May 15, 2008

Strike While The Fire Is Hot

Question: When is the best time to put a proposal or work agreement in front of a client?

Answer: The same day you've properly identified their needs. STRIKE WHILE THE FIRE IS HOT!

Why is it critical to strike when the fire is hot?

I met with a potentially decent client about five weeks ago. They were *very* interested in my work, and basically nodded and appeared to approve the deal in person. However, I was busy at the time and unable to get them a proposal for a week and a half. That's too long! We must strike when the fire is hot. I'll tell you what happened after that.

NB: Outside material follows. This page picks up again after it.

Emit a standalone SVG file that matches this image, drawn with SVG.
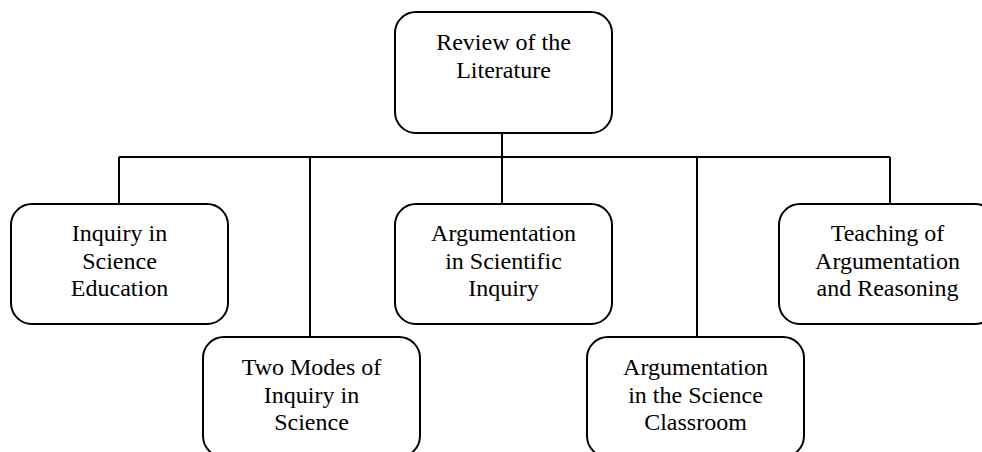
<svg xmlns="http://www.w3.org/2000/svg" width="982" height="452" viewBox="0 0 982 452">
<style>
.box{fill:#fff;stroke:#000;stroke-width:2}
.ln{fill:none;stroke:#000;stroke-width:2}
text{font-family:"Liberation Serif","Times New Roman",serif;font-size:24px;fill:#000;text-anchor:middle}
</style>
<rect width="982" height="452" fill="#fff"/>
<g id="connectors">
<path class="ln" d="M502 133 V204"/>
<path class="ln" d="M119 157 H890"/>
<path class="ln" d="M119 157 V204"/>
<path class="ln" d="M310 157 V337"/>
<path class="ln" d="M697 157 V337"/>
<path class="ln" d="M890 157 V204"/>
</g>
<g id="review">
<rect class="box" x="395" y="12" width="217" height="121" rx="21"/>
<text x="503.5" y="50">Review of the</text>
<text x="503.5" y="78">Literature</text>
</g>
<g id="inquiry-education">
<rect class="box" x="11" y="204" width="217" height="120" rx="21"/>
<text x="119.5" y="241">Inquiry in</text>
<text x="119.5" y="268.5">Science</text>
<text x="119.5" y="296">Education</text>
</g>
<g id="two-modes">
<rect class="box" x="203" y="337" width="217" height="120" rx="21"/>
<text x="311.5" y="375">Two Modes of</text>
<text x="311.5" y="402.5">Inquiry in</text>
<text x="311.5" y="430">Science</text>
</g>
<g id="arg-inquiry">
<rect class="box" x="395" y="204" width="217" height="120" rx="21"/>
<text x="503.5" y="241">Argumentation</text>
<text x="503.5" y="268.5">in Scientific</text>
<text x="503.5" y="296">Inquiry</text>
</g>
<g id="arg-classroom">
<rect class="box" x="587" y="337" width="217" height="120" rx="21"/>
<text x="695.5" y="375">Argumentation</text>
<text x="695.5" y="402.5">in the Science</text>
<text x="695.5" y="430">Classroom</text>
</g>
<g id="teaching">
<rect class="box" x="779" y="204" width="217" height="120" rx="21"/>
<text x="887.5" y="241">Teaching of</text>
<text x="887.5" y="268.5">Argumentation</text>
<text x="887.5" y="296">and Reasoning</text>
</g>
</svg>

The response after receiving my proposal was not to continue as planned, but rather "I'm busy and can't get to this for a week." Ugh! So, I waited two weeks to give the Vice President time to determine when they could move forward. This week, I emailed him and left a phone message to see how they wanted to move forward. He didn't call me back. Instead, he emailed me "I thought I responded when you sent the proposal, this just isn't in our budget this year. Hopefully we can do something in the future."
Wow. Did I blow it, or what?

Now, the good news is I've got three new prospects in his place, but still - I wanted their business! It bummed me that I'd had a hot fire and let it cool before proposing. By showing him that it wasn't a top priority to get him the proposal, he treated my service as a lower priority, too. Not only that, but by giving him time to think it over, other vendors may have approached him in a more timely manner. This is why we want to eliminate the "I'll think about it" response from the closing cycle. It was my fault, and I've learned from the experience.

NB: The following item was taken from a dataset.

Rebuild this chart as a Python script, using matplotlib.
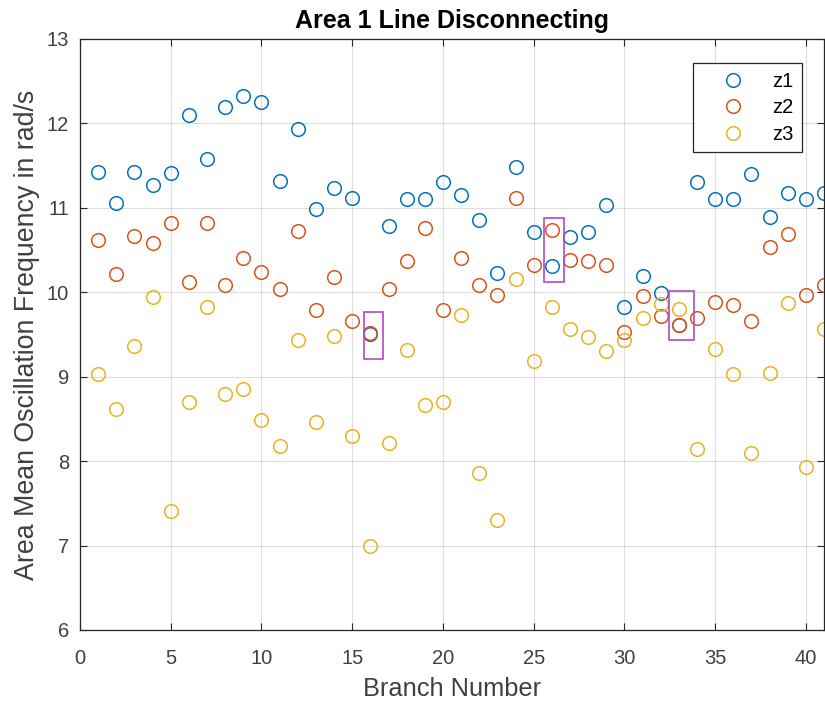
import numpy as np
import matplotlib
matplotlib.use("Agg")
import matplotlib.pyplot as plt
from matplotlib.patches import Rectangle

plt.rcParams['font.family'] = ['Liberation Sans', 'DejaVu Sans']

# branch numbers 1..41
branch = list(range(1, 42))

z1 = [11.43, 11.06, 11.42, 11.27, 11.41, 12.10, 11.58, 12.19, 12.33, 12.25,
      11.32, 11.93, 10.99, 11.23, 11.12, 9.50, 10.79, 11.10, 11.10, 11.30,
      11.15, 10.85, 10.23, 11.48, 10.71, 10.31, 10.66, 10.71, 11.03, 9.82,
      10.19, 9.99, 9.61, 11.30, 11.10, 11.10, 11.40, 10.89, 11.17, 11.11,
      11.18]

z2 = [10.62, 10.22, 10.67, 10.58, 10.82, 10.12, 10.82, 10.09, 10.41, 10.24,
      10.04, 10.73, 9.79, 10.18, 9.66, 9.52, 10.04, 10.37, 10.76, 9.79,
      10.41, 10.08, 9.97, 11.12, 10.32, 10.74, 10.38, 10.37, 10.32, 9.53,
      9.96, 9.72, 9.61, 9.69, 9.88, 9.85, 9.66, 10.54, 10.69, 9.97,
      10.09]

z3 = [9.03, 8.62, 9.36, 9.94, 7.41, 8.70, 9.83, 8.79, 8.86, 8.49,
      8.18, 9.44, 8.46, 9.48, 8.30, 6.99, 8.21, 9.32, 8.66, 8.70,
      9.73, 7.86, 7.30, 10.16, 9.19, 9.83, 9.56, 9.47, 9.31, 9.44,
      9.69, 9.86, 9.80, 8.14, 9.33, 9.03, 8.10, 9.04, 9.87, 7.93,
      9.57]

# highlighted branches: (x0, x1, y0, y1)
boxes = [(15.65, 16.70, 9.21, 9.77),
         (25.56, 26.67, 10.12, 10.88),
         (32.45, 33.85, 9.44, 10.02)]

fig = plt.figure(figsize=(8.25, 7.02), dpi=100)
ax = fig.add_axes([0.0970, 0.1026, 0.9018, 0.8419])

cols = ['#0072BD', '#D95319', '#EDB120']
for vals, c, lab in zip([z1, z2, z3], cols, ['z1', 'z2', 'z3']):
    ax.plot(branch, vals, 'o', ms=9.8, mfc='none', mec=c, mew=1.1, label=lab)

for x0, x1, y0, y1 in boxes:
    ax.add_patch(Rectangle((x0, y0), x1 - x0, y1 - y0, fill=False,
                           edgecolor='#B04CBF', lw=1.2, zorder=3))

ax.set_xlim(0, 41)
ax.set_ylim(6, 13)
ax.set_xticks(range(0, 41, 5))
ax.set_yticks(range(6, 14))
ax.grid(True, color='#262626', alpha=0.15, lw=0.8)
ax.set_axisbelow(True)
ax.tick_params(direction='in', length=5, width=0.8, colors='#262626',
               labelsize=14.5, top=True, right=True, pad=8,
               labelcolor='#404040')
ax.tick_params(axis='x', pad=13.5)
for s in ax.spines.values():
    s.set_color('#262626')
    s.set_linewidth(0.9)

ax.set_title('Area 1 Line Disconnecting', fontsize=18, fontweight='bold', pad=8)
ax.set_xlabel('Branch Number', fontsize=18.3, color='#404040', labelpad=7)
ax.set_ylabel('Area Mean Oscillation Frequency in rad/s', fontsize=19.3,
              color='#404040', labelpad=5)

leg = ax.legend(loc='upper right', bbox_to_anchor=(0.970, 0.959), borderaxespad=0,
                fontsize=14.5, frameon=True, fancybox=False, framealpha=1,
                edgecolor='#262626', handletextpad=0.4, borderpad=0.42,
                labelspacing=0.38, handlelength=3.1)
leg.get_frame().set_linewidth(0.9)

fig.savefig('out.png', dpi=100)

In the timeshare business, they're experts at eliminating the "I'll think about it" objection. Saying "I'll think about it" is really just a "nice" way of saying "no" or "not now" isn't it? To get around "I'll think about it" the timeshare business will offer you two choices to buy their program. The first is a standard program, which usually costs a lot more and doesn't offer very generous terms. The second is their premiere program, what they really want you to buy, and offers much more flexibility and discount incentives to purchase the day you're there.

How can that be applied to other businesses?

For one example, I've created a new process whenever I propose my "Top Ten Search" service. Instead of telling people "I'll put together a proposal" I put together a proposal BEFORE I meet with them. Then, while we meet, I clarify that the proposal meets their needs. That way, I can show them a complete work agreement document and spreadsheet for pricing WHILE I AM THERE! I also offer a discount if they approve and do it that day (an extra 10%) and also include an additional service at no additional cost if they agree to it on the spot.

This achieves several things to help me close more business. First, I eliminate the delay between meeting and proposal. Second, I eliminate the "I'll think about it" obstacle, to a certain degree. Third, I shorten the sales cycle.

What other ways can you think of to eliminate the "I'll think about it" objection and strike when the fire is hot? Can you think of additional tips to include here?